[AIM]
It is required that the lines from the top of the listing through the line with "const yTicks = [10,100,1000];" be reproduced exactly, excluding pictures.

[RECORDS FOR THIS EXERCISE]
* START *

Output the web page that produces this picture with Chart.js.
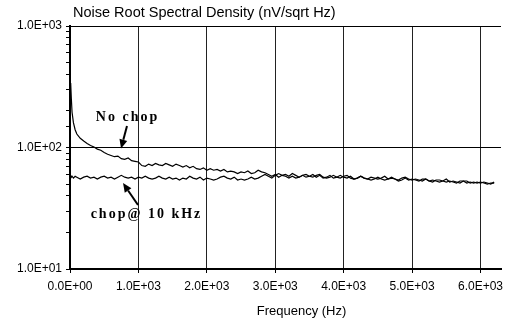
<!DOCTYPE html>
<html><head><meta charset="utf-8">
<script src="https://cdn.jsdelivr.net/npm/chart.js@4"></script>
<style>html,body{margin:0;padding:0;background:#fff}#wrap{width:520px;height:326px}</style>
</head><body><div id="wrap"><canvas id="c" width="520" height="326"></canvas></div>
<script>
const chartTitle = 'Noise Root Spectral Density (nV/sqrt Hz)';
const xTitle = 'Frequency (Hz)';
const xTicks = [0,1000,2000,3000,4000,5000,6000];
const yTicks = [10,100,1000];

const freqHz = [10,20,30,50,75,100,150,200,250,300,350,400,450,500,550,600,650,700,750,800,850,900,950,1000,
1050,1100,1150,1200,1250,1300,1350,1400,1450,1500,
1550,1600,1650,1700,1750,1800,1850,1900,1950,2000,
2050,2100,2150,2200,2250,2300,2350,2400,2450,2500,
2550,2600,2650,2700,2750,2800,2850,2900,2950,3000,
3050,3100,3150,3200,3250,3300,3350,3400,3450,3500,
3550,3600,3650,3700,3750,3800,3850,3900,3950,4000,
4050,4100,4150,4200,4250,4300,4350,4400,4450,4500,
4550,4600,4650,4700,4750,4800,4850,4900,4950,5000,
5050,5100,5150,5200,5250,5300,5350,5400,5450,5500,
5550,5600,5650,5700,5750,5800,5850,5900,5950,6000,
6050,6100,6150,6200];

const noChop = [340,250,195,160,140,129,119,113,108,104,101,97,95,91,88,86,84,85,81,80,82,78,77,76,
71,70,73,71,74,72,71,74,72,70,
73,71,69,71,68,70,67,66,68,65,
67,65,66,64,66,63,64,63,61,63,
62,64,61,62,65,63,62,60,58,60,
57,59,60,58,61,59,57,59,57,58,
60,57,59,56,57,59,56,57,59,57,
56,58,55,56,58,56,55,57,56,55,
56,58,55,56,55,54,56,57,55,54,
55,54,53,55,53,54,53,52,53,55,
52,53,52,51,53,53,51,52,51,52,
51,50,51,51];

const chop = [59,57,58,56,58,57,55,57,58,56,57,55,57,58,56,57,55,57,59,57,56,57,55,57,
56,58,56,55,56,58,56,55,57,55,
56,54,56,55,58,56,55,57,54,56,
55,54,55,57,58,56,55,57,54,55,
54,55,57,55,56,58,60,58,56,59,
61,59,58,56,58,56,57,59,60,58,
57,59,60,57,56,57,59,57,56,58,
59,56,55,56,58,56,55,54,55,57,
55,54,55,57,55,53,54,56,54,55,
54,53,55,55,53,52,54,54,53,52,
53,52,51,53,53,51,52,51,52,51,
52,51,50,52];

// annotation anchors in data units (Hz, nV/sqrt Hz)
const notes = [
  {text:'No chop', at:[841,178], from:[833,150], to:[746,98]},
  {text:'chop@ 10 kHz', at:[1118,28.4], from:[994,33.6], to:[775,51]}
];

function sci(v){
  if (v === 0) return '0.0E+00';
  const e = Math.floor(Math.log10(v) + 1e-9);
  const m = v / Math.pow(10, e);
  return m.toFixed(1) + 'E' + (e < 0 ? '-' : '+') + String(Math.abs(e)).padStart(2, '0');
}
const isDecade = v => yTicks.some(t => Math.abs(t - v) < 1e-6);

const sans = 'Arial, "Liberation Sans", sans-serif';
const tickFont = {family:sans, size:12};

const overlay = {
  id:'overlay',
  afterDraw(chart){
    const {ctx, chartArea, scales} = chart;
    ctx.save();
    ctx.fillStyle = '#000';
    ctx.font = '14.5px ' + sans;
    ctx.textAlign = 'left';
    ctx.textBaseline = 'middle';
    ctx.fillText(chartTitle, chartArea.left + 3, chartArea.top - 13);

    ctx.font = '13px ' + sans;
    ctx.textAlign = 'center';
    ctx.fillText(xTitle, (chartArea.left + chartArea.right) / 2 + 16, chartArea.bottom + 42);

    ctx.font = 'bold 14px "Times New Roman", "Liberation Serif", serif';
    ctx.letterSpacing = '2px';
    ctx.strokeStyle = '#000';
    notes.forEach(n => {
      const tx = scales.x.getPixelForValue(n.at[0]), ty = scales.y.getPixelForValue(n.at[1]);
      ctx.fillText(n.text, tx, ty);
      const x0 = scales.x.getPixelForValue(n.from[0]), y0 = scales.y.getPixelForValue(n.from[1]);
      const x1 = scales.x.getPixelForValue(n.to[0]), y1 = scales.y.getPixelForValue(n.to[1]);
      const ang = Math.atan2(y1 - y0, x1 - x0);
      const hl = 9, hw = 4;
      const bx = x1 - hl * Math.cos(ang), by = y1 - hl * Math.sin(ang);
      ctx.lineWidth = 2;
      ctx.beginPath(); ctx.moveTo(x0, y0); ctx.lineTo(bx, by); ctx.stroke();
      ctx.beginPath();
      ctx.moveTo(x1, y1);
      ctx.lineTo(bx + hw * Math.sin(ang), by - hw * Math.cos(ang));
      ctx.lineTo(bx - hw * Math.sin(ang), by + hw * Math.cos(ang));
      ctx.closePath(); ctx.fill();
    });
    ctx.restore();
  }
};

new Chart(document.getElementById('c'), {
  type:'line',
  data:{
    datasets:[
      {label:'No chop', data:freqHz.map((f,i)=>({x:f, y:noChop[i]})), borderColor:'#000', borderWidth:1.2, pointRadius:0, tension:0, fill:false},
      {label:'chop@ 10 kHz', data:freqHz.map((f,i)=>({x:f, y:chop[i]})), borderColor:'#000', borderWidth:1.2, pointRadius:0, tension:0, fill:false}
    ]
  },
  options:{
    responsive:false, animation:false, devicePixelRatio:1,
    layout:{padding:{left:14, right:19, top:26, bottom:9}},
    plugins:{legend:{display:false}, title:{display:false}, tooltip:{enabled:false}},
    scales:{
      x:{
        type:'linear', min:0, max:6300,
        afterBuildTicks: s => { s.ticks = xTicks.map(v => ({value:v})); },
        ticks:{autoSkip:false, maxRotation:0, includeBounds:false, callback:v=>sci(v), font:tickFont, color:'#000', padding:6},
        grid:{color:'#222', lineWidth:1, tickLength:4, tickColor:'#000'},
        border:{color:'#000', width:2},
        title:{display:false},
        afterFit: s => { s.height = 48; }
      },
      y:{
        type:'logarithmic', min:10, max:1000,
        ticks:{autoSkip:false, callback:v=>isDecade(v) ? sci(v) : '', font:tickFont, color:'#000', padding:4},
        grid:{color: c => isDecade(c.tick.value) ? '#000' : 'rgba(0,0,0,0)', lineWidth:1, tickLength:4, tickColor:'#000'},
        border:{color:'#000', width:2},
        afterFit: s => { s.width = 56; }
      }
    }
  },
  plugins:[overlay]
});
</script></body></html>
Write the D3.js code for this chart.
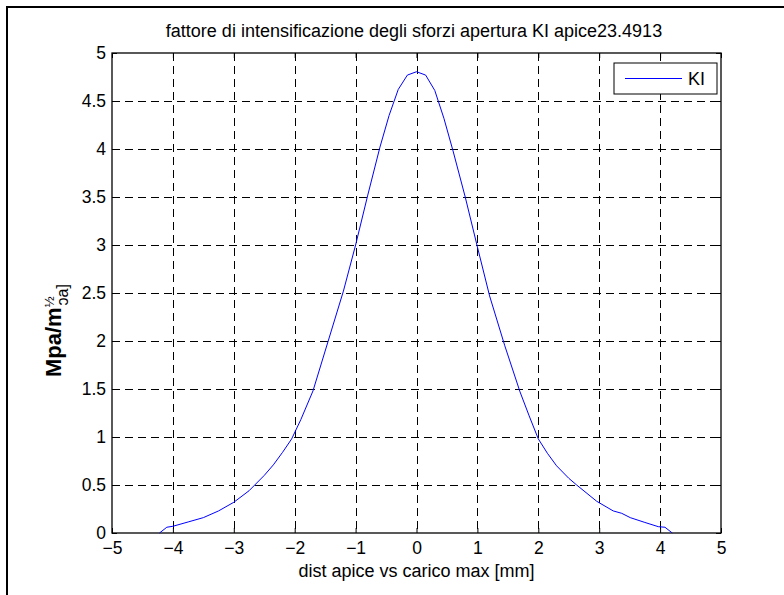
<!DOCTYPE html>
<html><head><meta charset="utf-8">
<script src="https://cdn.jsdelivr.net/npm/d3@7"></script>
<style>body{margin:0;background:#fff}svg{display:block}text{font-family:"Liberation Sans",Arial,sans-serif}</style>
</head><body>
<svg id="c" width="784" height="595"></svg>
<script>
const xData = [-4.22,-4.1,-4.0,-3.75,-3.5,-3.25,-3.0,-2.75,-2.5,-2.35,-2.2,-2.05,-1.9,-1.7,-1.45,-1.2,-1.0,-0.8,-0.6,-0.45,-0.3,-0.15,0,0.15,0.3,0.45,0.6,0.8,1.0,1.2,1.45,1.7,1.85,2.0,2.15,2.3,2.5,2.63,2.96,3.23,3.37,3.51,3.75,3.97,4.08,4.2];
const kiValues = [0,0.06,0.07,0.115,0.16,0.23,0.32,0.44,0.6,0.71,0.84,0.98,1.18,1.48,2.0,2.52,3.0,3.52,4.02,4.35,4.62,4.77,4.805,4.77,4.61,4.32,3.98,3.5,2.98,2.47,1.95,1.47,1.22,0.98,0.83,0.7,0.57,0.5,0.33,0.23,0.205,0.16,0.11,0.066,0.06,0];
const xTicks = [-5,-4,-3,-2,-1,0,1,2,3,4,5];
const yTicks = [0,0.5,1,1.5,2,2.5,3,3.5,4,4.5,5];
const titleText = "fattore di intensificazione degli sforzi apertura KI apice23.4913";
const xLabel = "dist apice vs carico max [mm]";
const legendLabel = "KI";

const svg = d3.select("#c");
const L=112, R=721, T=53, B=533;
const FS=17.5;
const x = d3.scaleLinear().domain([-5,5]).range([L,R]);
const y = d3.scaleLinear().domain([0,5]).range([B,T]);

// figure border
svg.append("rect").attr("x",7).attr("y",7).attr("width",800).attr("height",600)
  .attr("fill","none").attr("stroke","#000").attr("stroke-width",2);

// grid
const g = svg.append("g");
g.selectAll(".vg").data(xTicks.slice(1,-1)).join("line")
  .attr("x1",d=>Math.round(x(d))+0.5).attr("x2",d=>Math.round(x(d))+0.5).attr("y1",T).attr("y2",B)
  .attr("stroke","#000").attr("stroke-dasharray","8,5").attr("stroke-width",1);
g.selectAll(".hg").data(yTicks.slice(1,-1)).join("line")
  .attr("y1",d=>Math.round(y(d))+0.5).attr("y2",d=>Math.round(y(d))+0.5).attr("x1",L).attr("x2",R)
  .attr("stroke","#000").attr("stroke-dasharray","8,5").attr("stroke-width",1);

// axes with inner ticks
const xAxisB = d3.axisBottom(x).tickValues(xTicks).tickSizeInner(-5).tickSizeOuter(0).tickPadding(9).tickFormat(d3.format("d"));
const xAxisT = d3.axisTop(x).tickValues(xTicks).tickSizeInner(-5).tickSizeOuter(0).tickFormat("");
const yAxisL = d3.axisLeft(y).tickValues(yTicks).tickSizeInner(-5).tickSizeOuter(0).tickPadding(6).tickFormat(d=>String(d));
const yAxisR = d3.axisRight(y).tickValues(yTicks).tickSizeInner(-5).tickSizeOuter(0).tickFormat("");
function style(sel){sel.select(".domain").remove();sel.selectAll("line").attr("stroke","#000");sel.selectAll("text").attr("font-size",FS).attr("fill","#000");}
svg.append("g").attr("transform",`translate(0,${B})`).call(xAxisB).call(style);
svg.append("g").attr("transform",`translate(0,${T})`).call(xAxisT).call(style);
svg.append("g").attr("transform",`translate(${L},0)`).call(yAxisL).call(style);
svg.append("g").attr("transform",`translate(${R},0)`).call(yAxisR).call(style);

// frame
svg.append("rect").attr("x",L).attr("y",T).attr("width",R-L).attr("height",B-T)
  .attr("fill","none").attr("stroke","#000").attr("stroke-width",1.3);

// curve
const pts = xData.map((d,i)=>[d,kiValues[i]]);
svg.append("path").datum(pts).attr("fill","none").attr("stroke","#0000ff").attr("stroke-width",1)
  .attr("d",d3.line().x(d=>x(d[0])).y(d=>y(d[1])));

// title
svg.append("text").attr("x",414).attr("y",37).attr("text-anchor","middle").attr("font-size",18).text(titleText);
// x label
svg.append("text").attr("x",(L+R)/2).attr("y",577).attr("text-anchor","middle").attr("font-size",18).text(xLabel);
// y label
const yl = svg.append("text").attr("transform","translate(61,377) rotate(-90)").attr("text-anchor","start");
yl.append("tspan").attr("font-size",22).attr("font-weight","bold").text("Mpa/m");
yl.append("tspan").attr("font-size",13).attr("dy",-7).text("½");
yl.append("tspan").attr("font-size",16).attr("dy",14).attr("dx",-9).text("ɔa]");

// legend
svg.append("rect").attr("x",614).attr("y",63).attr("width",103).attr("height",31).attr("fill","#fff").attr("stroke","#000");
svg.append("line").attr("x1",625).attr("x2",682).attr("y1",78.5).attr("y2",78.5).attr("stroke","#0000ff");
svg.append("text").attr("x",688).attr("y",85).attr("font-size",18).text(legendLabel);
</script></body></html>
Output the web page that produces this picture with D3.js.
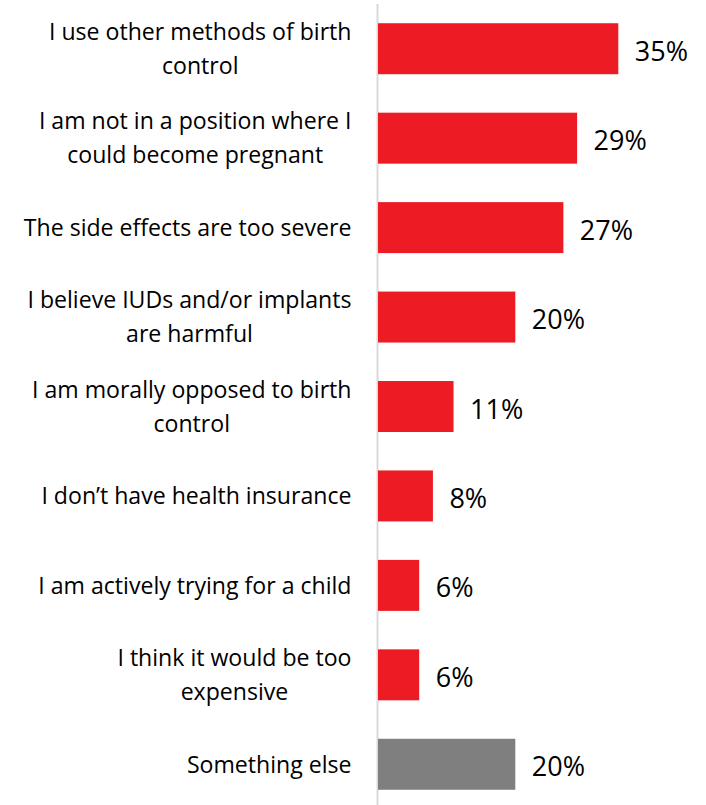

* END *

[SOLUTION TO THE EXERCISE]
Output the web page that produces this picture with Chart.js.
<!DOCTYPE html>
<html><head><meta charset="utf-8">
<script src="https://cdn.jsdelivr.net/npm/chart.js@4"></script>
<style>html,body{margin:0;padding:0;background:#fff}#wrap{width:520px;height:326px}</style>
</head><body><div id="wrap"><canvas id="c" width="520" height="326"></canvas></div>
<script>
const chartTitle = 'Noise Root Spectral Density (nV/sqrt Hz)';
const xTitle = 'Frequency (Hz)';
const xTicks = [0,1000,2000,3000,4000,5000,6000];
const yTicks = [10,100,1000];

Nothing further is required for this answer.